You know the myth. Roll the rock up the hill. Watch it roll back down. Repeat for eternity.
For the modern finance team, the rock is the monthly close.
Every thirty days, we summon a heroic effort. We reconcile, consolidate, and report. But the moment the books are closed, the clock resets. The rock is back at the bottom.
The Friday Night War Room
It is 8:00 PM on a Friday. The office is dark. There is stale coffee and empty pizza boxes.
You are staring at a CSV export that refuses to behave. Revenue doesn't match the bank, and you are doing manual data cleansing. It is the sinking feeling that you are overqualified for the data janitorial work you are currently doing.

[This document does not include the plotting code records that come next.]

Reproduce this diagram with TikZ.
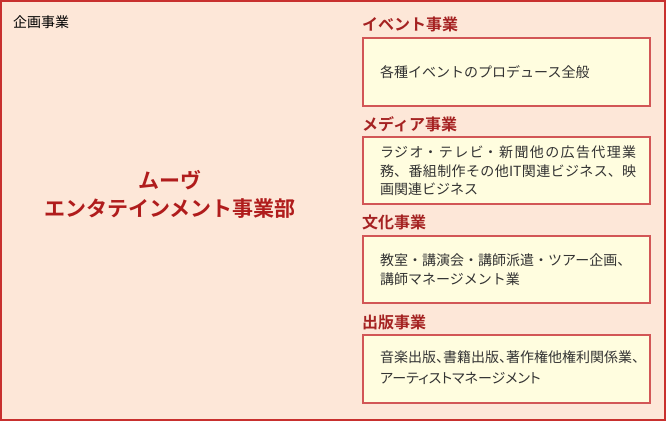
\documentclass[tikz,border=0pt]{standalone}
\usepackage{fontspec}
\setmainfont{Noto Sans CJK JP}
\newfontfamily\jpb{Noto Sans CJK JP Bold}
\newfontfamily\jppalt[RawFeature=+palt]{Noto Sans CJK JP}
\definecolor{bgpeach}{HTML}{FDE7D8}
\definecolor{outerred}{HTML}{C8302E}
\definecolor{boxfill}{HTML}{FFFDDF}
\definecolor{boxred}{HTML}{D25656}
\definecolor{headred}{HTML}{A52222}
\definecolor{titlered}{HTML}{B01C1C}
\definecolor{bodytext}{HTML}{333333}
\tikzset{
  bizbox/.style={draw=boxred, line width=1.6pt, fill=boxfill},
  heading/.style={anchor=west, inner sep=0pt, text=headred, font=\jpb\fontsize{16}{18}\selectfont},
  bodytxt/.style={anchor=west, inner sep=0pt, text=bodytext, align=left, font=\fontsize{14}{18.5}\selectfont},
}
\begin{document}
\begin{tikzpicture}[x=1pt,y=-1pt]
\useasboundingbox (0,0) rectangle (666,421);
\draw[fill=bgpeach, draw=outerred, line width=2.4pt] (1.2,1.2) rectangle (664.8,419.8);
\node[anchor=west, inner sep=0pt, text=black, font=\fontsize{14}{16}\selectfont] (plan) at (13,22) {企画事業};
\node[inner sep=0pt, text=titlered, align=center, font=\jpb\fontsize{21}{28}\selectfont] (title) at (170,194) {ムーヴ\\エンタテインメント事業部};
% event
\node[heading] (h1) at (362,24) {イベント事業};
\draw[bizbox] (363,38) rectangle (650,106);
\node[bodytxt] (t1) at (380,72) {各種イベントのプロデュース全般};
% media
\node[heading] (h2) at (362,124) {メディア事業};
\draw[bizbox] (363,137) rectangle (650,204);
\node[bodytxt] (t2) at (380,171) {\parbox{256pt}{\noindent\XeTeXlinebreaklocale "ja"\XeTeXlinebreakskip=0pt plus 4pt\XeTeXlinebreakpenalty=10000\relax%
\mbox{ラ}ジオ・テレビ・新聞他の広告代理業\linebreak 務、番組制作その他IT関連ビジネス、映\linebreak 画関連ビジネス}};
% culture
\node[heading] (h3) at (362,222) {文化事業};
\draw[bizbox] (363,236) rectangle (650,303);
\node[bodytxt] (t3) at (380,269.5) {教室・講演会・講師派遣・ツアー企画、\\講師マネージメント業};
% publishing
\node[heading] (h4) at (362,322) {出版事業};
\draw[bizbox] (363,335) rectangle (650,403);
\node[bodytxt, font=\jppalt\fontsize{14}{21}\selectfont] (t4) at (380,368) {音楽出版、書籍出版、著作権他権利関係業、\\アーティストマネージメント};
\end{tikzpicture}
\end{document}
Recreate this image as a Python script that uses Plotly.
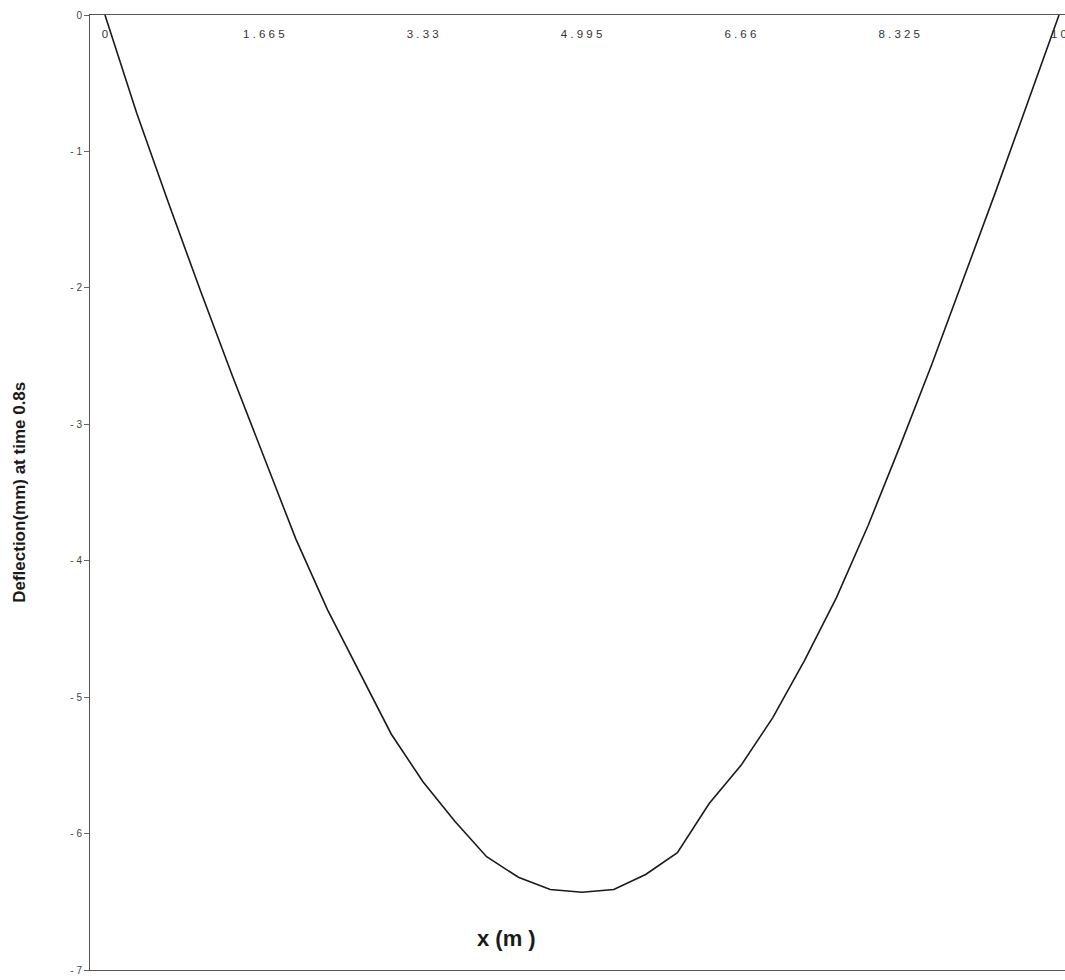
import plotly.graph_objects as go

# Beam position along span (m)
x_pos = [0.0, 0.333, 0.667, 1.0, 1.333, 1.667, 2.0, 2.333, 2.667, 3.0,
         3.333, 3.667, 4.0, 4.333, 4.667, 5.0, 5.333, 5.667, 6.0, 6.333,
         6.667, 7.0, 7.333, 7.667, 8.0, 8.333, 8.667, 9.0, 9.333, 9.667, 10.0]
# Deflection (mm) at time 0.8 s
deflection = [0.0, -0.72, -1.38, -2.02, -2.64, -3.24, -3.84, -4.36, -4.82, -5.27,
              -5.62, -5.91, -6.17, -6.32, -6.41, -6.43, -6.41, -6.30, -6.14, -5.78,
              -5.50, -5.15, -4.73, -4.27, -3.74, -3.16, -2.56, -1.93, -1.30, -0.65, 0.0]

x_ticks = [0, 1.665, 3.33, 4.995, 6.66, 8.325, 10]
x_tick_text = ["0", "1 . 6 6 5", "3 . 3 3", "4 . 9 9 5", "6 . 6 6", "8 . 3 2 5", "1 0"]
y_ticks = [0, -1, -2, -3, -4, -5, -6, -7]
y_tick_text = ["0", "- 1", "- 2", "- 3", "- 4", "- 5", "- 6", "- 7"]

fig = go.Figure()
fig.add_trace(go.Scatter(x=x_pos, y=deflection, mode="lines",
                         line=dict(color="#1a1a1a", width=1.6),
                         showlegend=False, hoverinfo="skip"))

fig.update_layout(
    width=1072, height=980,
    margin=dict(l=90, r=0, t=15, b=10),
    paper_bgcolor="white", plot_bgcolor="white",
    font=dict(family="Arial, Liberation Sans, sans-serif", color="#333333"),
    xaxis=dict(side="top", range=[-0.157, 10.136], tickvals=x_ticks,
               ticktext=x_tick_text, ticklabelposition="inside",
               ticklabeloverflow="allow",
               ticks="inside", ticklen=14, tickcolor="rgba(0,0,0,0)",
               showgrid=False, zeroline=False,
               showline=True, linecolor="#555555", linewidth=1, mirror=True,
               tickfont=dict(size=11.5, color="#333333")),
    yaxis=dict(range=[-7, 0], tickvals=y_ticks, ticktext=y_tick_text,
               ticks="outside", ticklen=5, ticklabeloverflow="allow",
               tickcolor="#666666", showgrid=False, zeroline=False,
               showline=True, linecolor="#555555", linewidth=1, mirror=True,
               tickfont=dict(size=10, color="#444444")),
    annotations=[
        dict(text="<b>Deflection(mm) at time 0.8s</b>", xref="paper", yref="paper",
             x=-0.072, y=0.5, xanchor="center", yanchor="middle", textangle=-90,
             showarrow=False, font=dict(size=17, color="#1a1a1a")),
        dict(text="<b>x (m )</b>", xref="paper", yref="paper",
             x=0.424, y=0.018, xanchor="center", yanchor="bottom",
             showarrow=False, font=dict(size=22, color="#1a1a1a")),
    ],
)

fig.write_html("out.html", config={"displayModeBar": False},
               post_script="document.body.style.margin='0';document.body.style.overflow='hidden';")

Your phone rings; it's your spouse. They ask you to come home, say the kids miss you. You look wistfully at the family portrait on your desk. ‘One day, they’ll understand,’ you say to yourself. You hang up to spend more time with your one true love, finance sheets.
We accept this as the cost of doing business. But actually? It’s a warning sign.
The Great Contradiction
Why does this happen? It isn't because the team isn't working hard enough. It is a failure of architecture. We face a Great Contradiction: we have more data than ever before, yet our "Time to Insight" has never been slower. We are drowning in transactions but starving for truth.
The Reality: We force the GL to act as a data warehouse. It captures the dollar amount, but it loses the business context.
The 29-Day Blind Spot
For 29 days of the month, we rely on estimates because we don't have the truth until the books close. We wait for payment gateways and bank feeds to dump "batches" of data once a month. By the time we produce the variance report on Day 30, the damage is done.
At this point, it is less business analysis and more financial autopsy.
The goal shouldn't be to just get the rock up the hill faster. The goal is to will the rock to climb the hill on its own.
The Solution: Closing the Automation Gap
The answer is not to hire more bodies to turn the crank faster. The answer is to close the Automation Gap. Here is the architectural roadmap for the CFO who is ready to start driving strategy.
1. Eliminate the Blind Spot: Move from Batch to Continuous Flow
The Strategic Shift
We must treat finance as a flow, not a snapshot. In this architecture, every financial action—a card swipe, a refund, a vendor invoice—is captured the moment it happens.
Think of it as a "Continuous Journal" that sits upstream of your ERP.
- This gives you a Day-Zero view of your cash and revenue.
- You don’t wait for the month to end to know if you are profitable; you know it at 2:00 PM on a Tuesday.
- This turns "Rear-View Mirror" reporting into "Heads-Up" navigation.
2. Enforce Standardization: Stop Being the "Data Janitor"
The Strategic Shift
Why is the close always delayed? It is rarely a failure of accounting; it is a failure of Data Governance. Instead of cleaning messes manually, we implement Data Contracts to enforce standardization at the source.
- This is a binding agreement between data producers (Engineering) and data consumers (Finance).
- If a transaction doesn't meet the contract—say, a missing Cost Center—it is rejected instantly at the source.
- The system alerts the engineer immediately to fix it, ensuring data reaches you clean, compliant, and ready for posting.
3. Protect the Core: Decouple High Volume from the GL
The Strategic Shift
We often try to force our Core ERP to be a data warehouse, shoving millions of transactions directly into the General Ledger. The result is a bloated system where running a P&L takes 20 minutes (or longer, imagine the horror.)
Instead, use a Subledger Engine to do the heavy lifting.
- In the Subledger: This engine ingests the high-volume firehose and creates complete, granular audit trails for every penny.
- In the ERP: It posts a clean, summarized journal entry. This preserves the agility of your Core ERP while maintaining full auditability.
4. Elevate the Role: Automate the Routine, Manage the Exception
The Strategic Shift
We must move to Management by Exception. Real control comes from automating the routine so you can focus on the risk.
- The system auto-reconciles the 99% of transactions that match perfectly.
- The remaining 1%—the true anomalies—are routed to your team via Orchestrated Approvals.
- Instead of "ticking and tying" 5,000 rows, your Controller reviews a pre-built report of the 5 items that look weird.
When the auditors arrive, you don’t hand them a messy Excel file; you hand them a digital, immutable chain of evidence.
Conclusion: From Scorekeeper to Business Partner
But wait, why do any of this? Because at Bluecopa, we believe Process Integrity is its own reward.
It is about giving your team their weekends back. It is about walking into a Board meeting with numbers you trust, rather than numbers you "hope" are right.
To become a true Strategic Business Partner, Finance must stop fighting fires. We must build a pipeline that puts the fire out before it starts.
Stop pushing the rock. Build the flow.